In such a situation, the selection of eight writings and seventeen letters by Thomas Jefferson translated, edited, and clearly introduced by Alberto Giordano may indeed provide a sample of an ideal, good, politician, to be used as a standard for criticism and improvement in the Italian political life. For instance, Jefferson upheld free public education for all, as a way to provide future citizens with the learning necessary to control politicians and protect democracy; he opposed public debt, arguing that present generations have not the right to bind future generations to pay for it; he opposed religious “fanaticism”, we would now say “foundamentalism”, as one of the most serious dangers for a democracy, while upholding religious freedom and toleration, provided religion is properly considered as a private business of each believer.

Italians should take the Jefferson model, however, with two caveats.

To begin with, Jefferson supported a few, quite unpalatable, views, even for XVIIIth century standards: think about slavery (he was not an uncompromised abolitionist), women (their proper place is home and family management), and native Americans (to be civilized under the protectoship of wasps). But this is a minor drawback, from our point of view and the way society and culture have evolved in the meantime.

Furthermore – a point I consider the most serious flaw in Jefferson’s political thought – he deemed democracy to be capable, by itself, to protect and guarantee to citizens the individual rights he wisely wanted to be ascribed to them in a constitutional Bill of Rights.

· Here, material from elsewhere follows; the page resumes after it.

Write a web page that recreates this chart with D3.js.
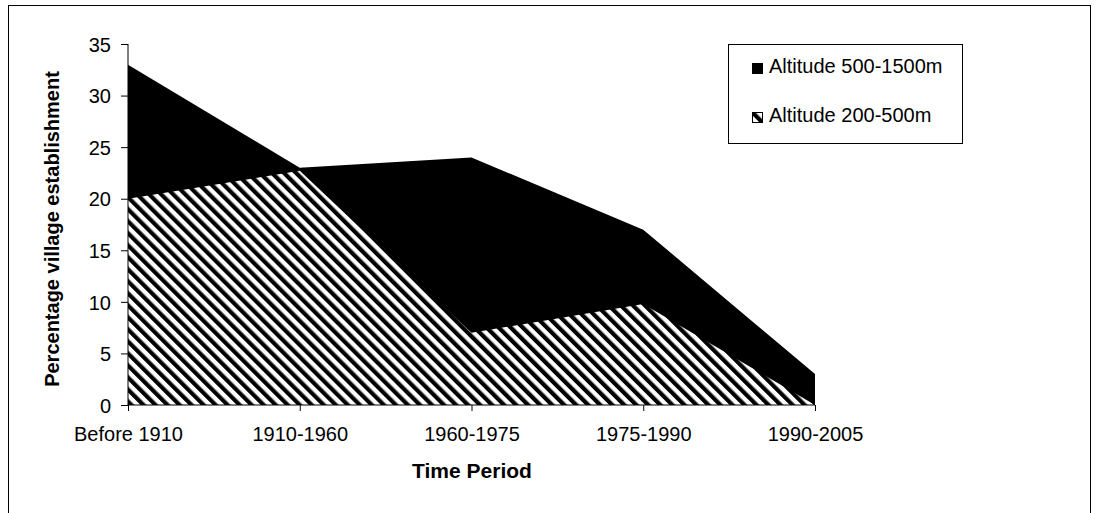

On this path, we cannot follow him (though we may appreciate his romantic idea of a democracy made up by small businessmen, small farmers, and small manufacturers, with a small government to decide upon). Nay, democracy by itself is prone to become the prey and toy of demagogues; and only a firmly established constitutional democracy, endowed with a sovereign constitution and judicial review, like the one Madison and Marshall cherished, can do the tremendously important trick of a serious protection of individual rights against abusing majorities and the interest-groups pulling its wires. So, to conclude: welcome to Jefferson’s essays, but, as Don Ferrante suggests, con juicio. The book also contains a learned “Preface” by Dino Cofrancesco, where the most recent essays on Jefferson are analyzed and discussed.